[Collected data entries]
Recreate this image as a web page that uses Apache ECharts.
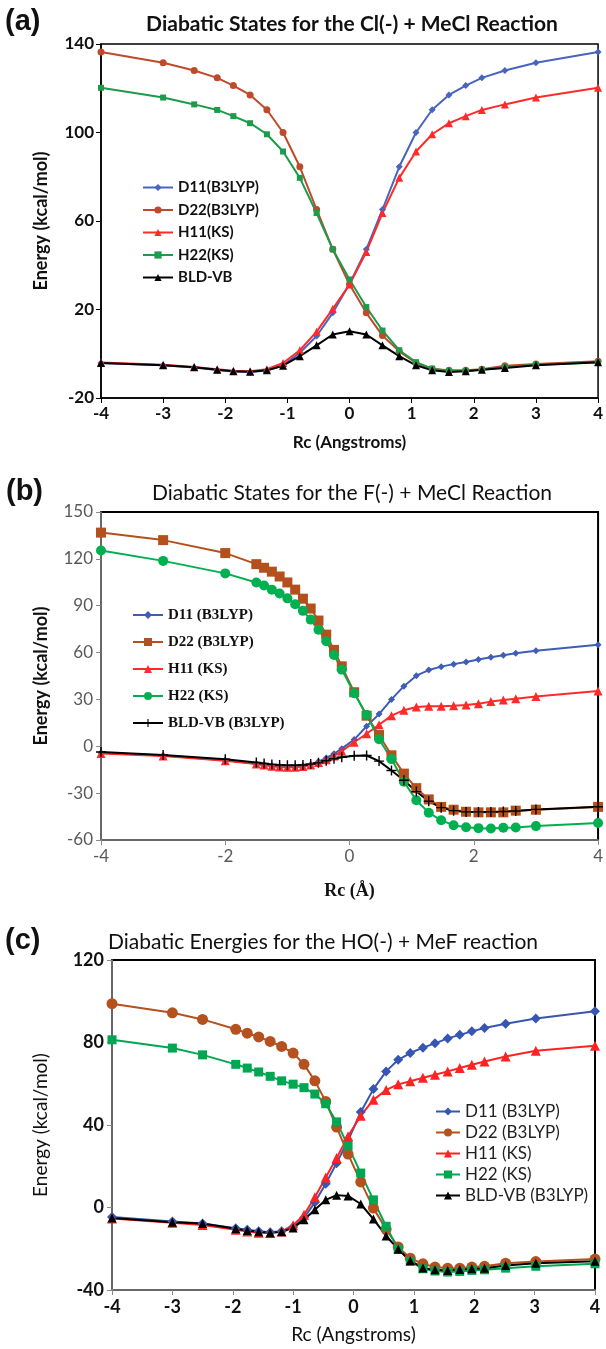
<!DOCTYPE html>
<html>
<head>
<meta charset="utf-8">
<script src="https://cdn.jsdelivr.net/npm/echarts@6/dist/echarts.min.js"></script>
<style>
  body { margin: 0; background: #fff; }
  .panel { width: 606px; position: absolute; left: 0; }
</style>
</head>
<body>
<div id="pa" class="panel" style="top:0;height:460px"></div>
<div id="pb" class="panel" style="top:460px;height:445px"></div>
<div id="pc" class="panel" style="top:905px;height:444px"></div>
<script>
// (a) Cl(-) + MeCl
const rcA = [-4, -3, -2.5, -2.13, -1.87, -1.6, -1.33, -1.07, -0.8, -0.53, -0.27, 0, 0.27, 0.53, 0.8, 1.07, 1.33, 1.6, 1.87, 2.13, 2.5, 3, 4];
const d11A = [-4.2, -5.2, -6.2, -7.3, -8.0, -8.3, -7.6, -5.2, 0.4, 8.0, 18.5, 31.5, 47.2, 65.2, 84.5, 100, 110.3, 117, 121.2, 124.7, 128, 131.5, 136.4];
const d22A = [136.4, 131.5, 128, 124.7, 121.2, 117, 110.3, 100, 84.5, 65.2, 47.2, 31.3, 18.5, 8.2, 1.1, -4.2, -6.9, -7.5, -7.5, -7.0, -5.4, -4.6, -3.4];
const h11A = [-4.0, -5.0, -6.0, -7.0, -7.7, -7.9, -7.0, -4.2, 1.6, 10.0, 20.3, 31.3, 46.0, 63.6, 79.5, 91.4, 99.2, 104.2, 107.4, 110.2, 112.7, 115.8, 120.2];
const h22A = [120.2, 115.8, 112.7, 110.2, 107.4, 104.2, 99.2, 91.4, 79.5, 63.6, 47.2, 33.6, 21.1, 10.5, 1.6, -3.8, -6.7, -7.8, -7.8, -7.2, -6.1, -5.0, -4.0];
const bldA = [-4.2, -5.2, -6.1, -7.2, -7.9, -8.1, -7.5, -5.4, -1.1, 3.8, 8.7, 10.2, 8.7, 3.8, -1.1, -5.2, -7.5, -8.2, -7.9, -7.2, -6.4, -5.2, -3.8];
const yTicksA = [-20, 20, 60, 100, 140];

// (b) F(-) + MeCl
const rcB = [-4, -3, -2, -1.5, -1.375, -1.25, -1.125, -1, -0.875, -0.75, -0.625, -0.5, -0.375, -0.25, -0.125, 0.075, 0.275, 0.475, 0.675, 0.875, 1.075, 1.275, 1.475, 1.675, 1.875, 2.075, 2.275, 2.475, 2.675, 3, 4];
const d11B = [-4.2, -5.9, -9.0, -11.2, -11.8, -12.4, -12.9, -13.1, -13.1, -12.6, -11.6, -9.8, -7.5, -4.8, -1.5, 4.3, 12.8, 20.6, 30.0, 38.5, 45.2, 48.8, 51.0, 52.6, 54.0, 55.5, 57.0, 58.3, 59.5, 61.2, 65.0];
const d22B = [136.8, 132, 123.7, 116.6, 114.3, 111.8, 108.7, 104.9, 100.3, 94.5, 88.2, 80.5, 71.5, 61.7, 51.2, 34.6, 19.6, 7.2, -5.8, -17.5, -26.8, -34.0, -38.8, -40.6, -41.9, -42.3, -42.3, -42.3, -41.2, -40.6, -38.8];
const h11B = [-4.6, -6.2, -9.3, -11.4, -12.0, -12.8, -13.3, -13.5, -13.5, -13.0, -12.0, -10.4, -8.7, -6.2, -3.1, 2.6, 8.0, 13.8, 19.6, 23.1, 25.2, 25.6, 25.7, 26.0, 26.5, 27.3, 28.6, 29.6, 30.5, 31.8, 35.4];
const h22B = [125.4, 118.7, 110.7, 104.9, 102.9, 100.3, 97.8, 94.7, 90.9, 86.7, 81.1, 74.6, 67.3, 58.5, 49.1, 34.0, 20.0, 4.5, -8.2, -22.7, -34.5, -42.5, -47.4, -50.5, -51.8, -52.4, -52.6, -52.2, -52.0, -51.1, -49.1];
const bldB = [-3.7, -5.6, -8.3, -10.4, -11.0, -11.6, -12.0, -12.2, -12.2, -12.0, -11.4, -10.6, -9.3, -8.0, -7.0, -6.0, -5.9, -9.5, -15.5, -21.7, -29.0, -35.2, -39.3, -41.2, -42.0, -42.0, -42.0, -41.8, -41.4, -40.4, -38.7];

// (c) HO(-) + MeF
const rcC = [-4, -3, -2.5, -1.95, -1.76, -1.57, -1.38, -1.19, -1.0, -0.82, -0.64, -0.46, -0.28, -0.09, 0.12, 0.33, 0.54, 0.74, 0.94, 1.15, 1.35, 1.56, 1.76, 1.96, 2.17, 2.52, 3.02, 4];
const d11C = [-4.6, -6.8, -7.8, -10.0, -10.8, -11.5, -12.0, -11.5, -9.5, -5.0, 2.5, 11.5, 21.5, 32.5, 46.3, 57.4, 66.0, 71.6, 74.9, 77.5, 79.6, 82.0, 83.7, 85.4, 87.0, 89.1, 91.6, 95.1];
const d22C = [98.8, 94.4, 91.2, 86.4, 84.5, 82.7, 80.5, 78.1, 74.9, 69.4, 61.4, 51.4, 39.0, 25.9, 12.4, -0.3, -10.6, -19.1, -24.6, -27.3, -28.9, -29.4, -29.4, -28.9, -28.5, -27.0, -26.2, -25.0];
const h11C = [-5.3, -7.4, -8.5, -10.8, -11.6, -12.3, -12.4, -11.6, -8.6, -3.5, 5.0, 14.5, 24.0, 34.5, 44.5, 52.2, 57.0, 59.7, 61.2, 62.9, 64.4, 66.0, 67.6, 69.2, 70.8, 73.2, 76.0, 78.4];
const h22C = [81.3, 77.3, 74.0, 69.4, 67.6, 65.7, 63.6, 61.4, 59.8, 58.1, 55.0, 50.3, 41.5, 29.9, 16.7, 3.7, -9.1, -20.2, -26.1, -29.7, -30.8, -31.3, -31.0, -30.5, -30.2, -29.4, -28.5, -27.3];
const bldC = [-5.1, -7.2, -7.8, -10.3, -11.1, -11.8, -12.2, -11.8, -9.9, -5.9, -1.1, 3.7, 6.0, 5.6, 1.7, -5.6, -13.8, -20.2, -25.8, -29.3, -30.2, -30.5, -30.0, -29.7, -29.4, -28.1, -27.0, -26.1];

const SANS = 'Lato, "Liberation Sans", sans-serif';
const SERIF = '"Liberation Serif", "DejaVu Serif", serif';
const PLUS = 'path://M4.3,0 H5.7 V4.3 H10 V5.7 H5.7 V10 H4.3 V5.7 H0 V4.3 H4.3 Z';

function pairs(xs, ys) {
  return xs.map(function (x, i) { return [x, ys[i]]; });
}

function line(name, xs, ys, color, symbol, size) {
  return {
    name: name,
    type: 'line',
    data: pairs(xs, ys),
    symbol: symbol,
    symbolSize: size,
    lineStyle: { color: color, width: 2 },
    itemStyle: { color: color },
    emphasis: { disabled: true }
  };
}

function label(text, x, y, font, align) {
  return {
    type: 'text', x: x, y: y,
    style: { text: text, font: font, fill: '#111', textAlign: align || 'left', textVerticalAlign: 'middle' }
  };
}

// shared axis look, grey = left/bottom axis colour
function axis(opt, grey, tickFont, nameFont, nameGap) {
  return Object.assign({
    type: 'value',
    nameLocation: 'middle',
    nameGap: nameGap,
    nameTextStyle: nameFont,
    axisLine: { onZero: false, lineStyle: { color: grey, width: 1.5 } },
    axisTick: { lineStyle: { color: grey } },
    axisLabel: tickFont,
    splitLine: { show: false }
  }, opt);
}

// panel a
var chartA = echarts.init(document.getElementById('pa'));
var tickA = { fontFamily: SANS, fontWeight: 'bold', fontSize: 17, color: '#111', margin: 7 };
var yAxisA = axis({ min: -20, max: 140, interval: 20, name: 'Energy (kcal/mol)' }, '#000', tickA,
  { fontFamily: SANS, fontWeight: 'bold', fontSize: 18, color: '#111' }, 51);
yAxisA.axisTick.customValues = yTicksA;
yAxisA.axisLabel = Object.assign({ customValues: yTicksA }, tickA);
chartA.setOption({
  animation: false,
  graphic: [
    label('(a)', 5, 22, 'bold 29px "Liberation Sans"'),
    label('Diabatic States for the Cl(-) + MeCl Reaction', 352, 24, 'bold 21px ' + SANS, 'center')
  ],
  grid: { left: 101, right: 3, top: 44, bottom: 62, show: true, borderColor: '#000', borderWidth: 1.5 },
  legend: {
    orient: 'vertical', left: 137, top: 174, itemWidth: 30, itemHeight: 9, itemGap: 5.5,
    textStyle: { fontFamily: SANS, fontWeight: 'bold', fontSize: 15, color: '#111', lineHeight: 17 }
  },
  xAxis: axis({ min: -4, max: 4, interval: 1, name: 'Rc (Angstroms)' }, '#000', tickA,
    { fontFamily: SANS, fontWeight: 'bold', fontSize: 17, color: '#111' }, 36),
  yAxis: yAxisA,
  series: [
    line('D11(B3LYP)', rcA, d11A, '#4864BE', 'diamond', 7),
    line('D22(B3LYP)', rcA, d22A, '#BE4A2C', 'circle', 7),
    line('H11(KS)', rcA, h11A, '#FF2A2A', 'triangle', 8),
    line('H22(KS)', rcA, h22A, '#1E9A4A', 'rect', 6),
    line('BLD-VB', rcA, bldA, '#000000', 'triangle', 8)
  ]
});

// panel b
var chartB = echarts.init(document.getElementById('pb'));
var tickB = { fontFamily: SANS, fontSize: 17, color: '#595959', margin: 8 };
chartB.setOption({
  animation: false,
  graphic: [
    label('(b)', 6, 32, 'bold 29px "Liberation Sans"'),
    label('Diabatic States for the F(-) + MeCl Reaction', 352, 33, '21px ' + SANS, 'center')
  ],
  grid: { left: 101, right: 4, top: 52, bottom: 57, show: true, borderColor: '#000', borderWidth: 2 },
  legend: {
    orient: 'vertical', left: 127, top: 142, itemWidth: 30, itemHeight: 10, itemGap: 11,
    textStyle: { fontFamily: SERIF, fontWeight: 'bold', fontSize: 15, color: '#111', lineHeight: 16 }
  },
  xAxis: axis({ min: -4, max: 4, interval: 2, name: 'Rc (Å)' }, '#8a8a8a', tickB,
    { fontFamily: SERIF, fontWeight: 'bold', fontSize: 18, color: '#111' }, 42),
  yAxis: axis({ min: -60, max: 150, interval: 30, name: 'Energy (kcal/mol)' }, '#8a8a8a', tickB,
    { fontFamily: SANS, fontWeight: 'bold', fontSize: 18, color: '#111' }, 51),
  series: [
    line('D11 (B3LYP)', rcB, d11B, '#3F5DB6', 'diamond', 7),
    line('D22 (B3LYP)', rcB, d22B, '#B4501E', 'rect', 10),
    line('H11 (KS)', rcB, h11B, '#FF2A2A', 'triangle', 9),
    line('H22 (KS)', rcB, h22B, '#00B050', 'circle', 10),
    line('BLD-VB (B3LYP)', rcB, bldB, '#000000', PLUS, 10)
  ]
});

// panel c
var chartC = echarts.init(document.getElementById('pc'));
var tickC = { fontFamily: SANS, fontWeight: 'bold', fontSize: 18, color: '#111', margin: 8 };
chartC.setOption({
  animation: false,
  graphic: [
    label('(c)', 5, 36, 'bold 29px "Liberation Sans"'),
    label('Diabatic Energies for the HO(-) + MeF reaction', 323, 37, '21px ' + SANS, 'center')
  ],
  grid: { left: 112, right: 11, top: 55, bottom: 55, show: true, borderColor: '#000', borderWidth: 2 },
  legend: {
    orient: 'vertical', left: 430, top: 193, itemWidth: 24, itemHeight: 10, itemGap: 4,
    textStyle: { fontFamily: SANS, fontSize: 17, color: '#222', lineHeight: 17 }
  },
  xAxis: axis({ min: -4, max: 4, interval: 1, name: 'Rc (Angstroms)' }, '#8a8a8a', tickC,
    { fontFamily: SANS, fontSize: 19, color: '#111' }, 35),
  yAxis: axis({ min: -40, max: 120, interval: 40, name: 'Energy (kcal/mol)' }, '#8a8a8a', tickC,
    { fontFamily: SANS, fontSize: 19, color: '#111' }, 62),
  series: [
    line('D11 (B3LYP)', rcC, d11C, '#3656B2', 'diamond', 10),
    line('D22 (B3LYP)', rcC, d22C, '#B5501F', 'circle', 11),
    line('H11 (KS)', rcC, h11C, '#FF2222', 'triangle', 10),
    line('H22 (KS)', rcC, h22C, '#00A651', 'rect', 9),
    line('BLD-VB (B3LYP)', rcC, bldC, '#000000', 'triangle', 9)
  ]
});
</script>
</body>
</html>
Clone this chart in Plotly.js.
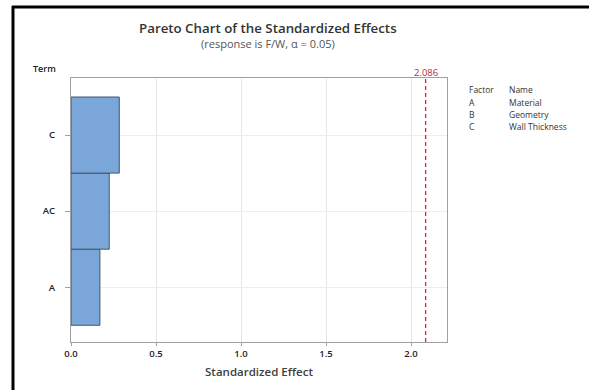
<!DOCTYPE html>
<html>
<head>
<meta charset="utf-8">
<script src="https://cdn.plot.ly/plotly-3.0.1.min.js"></script>
<style>
html,body{margin:0;padding:0;background:#fff;}
#chart{width:589px;height:390px;}
</style>
</head>
<body>
<div id="chart"></div>
<script>
// Data
const terms = ["A", "AC", "C"];
const effects = [0.170, 0.225, 0.284];
const criticalValue = 2.086;
const xTicks = [0.0, 0.5, 1.0, 1.5, 2.0];
const xTickLabels = ["0.0", "0.5", "1.0", "1.5", "2.0"];
const factorCodes = ["A", "B", "C"];
const factorNames = ["Material", "Geometry", "Wall Thickness"];

const L = 71, R = 142, T = 78, B = 48, W = 589, H = 390;
const pw = W - L - R, ph = H - T - B;
const px = x => (x - L) / pw;
const py = y => (H - B - y) / ph;

const font = "'Open Sans', 'Noto Sans', sans-serif";

const trace = {
  type: "bar",
  orientation: "h",
  y: terms,
  x: effects,
  width: 1,
  marker: {color: "#7BA6D9", line: {color: "#44546A", width: 1}},
  hoverinfo: "x+y"
};

const annotations = [
  {text: "Pareto Chart of the Standardized Effects", xref: "paper", yref: "paper",
   x: px(268), y: py(28), showarrow: false, xanchor: "center", yanchor: "middle",
   font: {family: font, size: 13.3, weight: 600, color: "#333333"}},
  {text: "(response is F/W, \u03b1 = 0.05)", xref: "paper", yref: "paper",
   x: px(268), y: py(44), showarrow: false, xanchor: "center", yanchor: "middle",
   font: {family: font, size: 11, color: "#555555"}},
  {text: "Term", xref: "paper", yref: "paper",
   x: px(31), y: py(68), showarrow: false, xanchor: "left", yanchor: "middle",
   font: {family: font, size: 9, weight: 600, color: "#222222"}},
  {text: String(criticalValue.toFixed(3)), xref: "x", yref: "paper",
   x: criticalValue, y: py(72), showarrow: false, xanchor: "center", yanchor: "middle",
   font: {family: font, size: 9.5, color: "#C0282D"}},
  {text: "Factor", xref: "paper", yref: "paper", x: px(467), y: py(90), showarrow: false,
   xanchor: "left", yanchor: "middle", font: {family: font, size: 8.5, color: "#333333"}},
  {text: "Name", xref: "paper", yref: "paper", x: px(507), y: py(90), showarrow: false,
   xanchor: "left", yanchor: "middle", font: {family: font, size: 8.5, color: "#333333"}}
];
factorCodes.forEach((c, i) => {
  const yy = 102 + i * 12.3;
  annotations.push({text: c, xref: "paper", yref: "paper", x: px(467), y: py(yy), showarrow: false,
    xanchor: "left", yanchor: "middle", font: {family: font, size: 8.5, color: "#333333"}});
  annotations.push({text: factorNames[i], xref: "paper", yref: "paper", x: px(507), y: py(yy), showarrow: false,
    xanchor: "left", yanchor: "middle", font: {family: font, size: 8.5, color: "#333333"}});
});

const shapes = [
  {type: "line", xref: "x", yref: "paper", x0: criticalValue, x1: criticalValue, y0: 0, y1: 1,
   line: {color: "#EE1C24", width: 1.3, dash: "4px,3px"}},
  // outer frame (left and top)
  {type: "line", xref: "paper", yref: "paper", x0: px(13), x1: px(13), y0: py(6), y1: py(392),
   line: {color: "#000000", width: 3}},
  {type: "line", xref: "paper", yref: "paper", x0: px(12), x1: px(592), y0: py(7), y1: py(7),
   line: {color: "#000000", width: 3}}
];

const layout = {
  width: W, height: H,
  margin: {l: L, r: R, t: T, b: B, pad: 0},
  paper_bgcolor: "#ffffff", plot_bgcolor: "#ffffff",
  showlegend: false,
  bargap: 0,
  xaxis: {
    range: [0, (447 - 71) / 170],
    tickvals: xTicks, ticktext: xTickLabels,
    showgrid: true, gridcolor: "#E6E6E6", gridwidth: 1,
    zeroline: false,
    showline: true, linecolor: "#A0A0A0", linewidth: 1, mirror: true,
    ticks: "outside", ticklen: 3, tickcolor: "#A0A0A0",
    tickfont: {family: font, size: 9.5, weight: 600, color: "#222222"},
    title: {text: "Standardized Effect", standoff: 8, font: {family: font, size: 11.5, weight: 600, color: "#404040"}}
  },
  yaxis: {
    type: "category",
    categoryorder: "array", categoryarray: terms,
    range: [-0.72, 2.75],
    showgrid: true, gridcolor: "#EDEDED", gridwidth: 1,
    zeroline: false,
    showline: true, linecolor: "#A0A0A0", linewidth: 1, mirror: true,
    ticks: "outside", ticklen: 5, tickcolor: "#A0A0A0",
    ticklabelstandoff: 8,
    tickfont: {family: font, size: 9.5, weight: 600, color: "#222222"}
  },
  annotations: annotations,
  shapes: shapes
};

Plotly.newPlot("chart", [trace], layout, {displayModeBar: false, staticPlot: true});
</script>
</body>
</html>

PROBLEM REQUIREMENTS »
Exactly as they appear, print the lines of the listing above from its first line through the line that contains "const yTicksA = [-20, 20, 60, 100, 140];", minus the pictures.

FINISHED ANSWER »
Recreate this image as a web page that uses Apache ECharts.
<!DOCTYPE html>
<html>
<head>
<meta charset="utf-8">
<script src="https://cdn.jsdelivr.net/npm/echarts@6/dist/echarts.min.js"></script>
<style>
  body { margin: 0; background: #fff; }
  .panel { width: 606px; position: absolute; left: 0; }
</style>
</head>
<body>
<div id="pa" class="panel" style="top:0;height:460px"></div>
<div id="pb" class="panel" style="top:460px;height:445px"></div>
<div id="pc" class="panel" style="top:905px;height:444px"></div>
<script>
// (a) Cl(-) + MeCl
const rcA = [-4, -3, -2.5, -2.13, -1.87, -1.6, -1.33, -1.07, -0.8, -0.53, -0.27, 0, 0.27, 0.53, 0.8, 1.07, 1.33, 1.6, 1.87, 2.13, 2.5, 3, 4];
const d11A = [-4.2, -5.2, -6.2, -7.3, -8.0, -8.3, -7.6, -5.2, 0.4, 8.0, 18.5, 31.5, 47.2, 65.2, 84.5, 100, 110.3, 117, 121.2, 124.7, 128, 131.5, 136.4];
const d22A = [136.4, 131.5, 128, 124.7, 121.2, 117, 110.3, 100, 84.5, 65.2, 47.2, 31.3, 18.5, 8.2, 1.1, -4.2, -6.9, -7.5, -7.5, -7.0, -5.4, -4.6, -3.4];
const h11A = [-4.0, -5.0, -6.0, -7.0, -7.7, -7.9, -7.0, -4.2, 1.6, 10.0, 20.3, 31.3, 46.0, 63.6, 79.5, 91.4, 99.2, 104.2, 107.4, 110.2, 112.7, 115.8, 120.2];
const h22A = [120.2, 115.8, 112.7, 110.2, 107.4, 104.2, 99.2, 91.4, 79.5, 63.6, 47.2, 33.6, 21.1, 10.5, 1.6, -3.8, -6.7, -7.8, -7.8, -7.2, -6.1, -5.0, -4.0];
const bldA = [-4.2, -5.2, -6.1, -7.2, -7.9, -8.1, -7.5, -5.4, -1.1, 3.8, 8.7, 10.2, 8.7, 3.8, -1.1, -5.2, -7.5, -8.2, -7.9, -7.2, -6.4, -5.2, -3.8];
const yTicksA = [-20, 20, 60, 100, 140];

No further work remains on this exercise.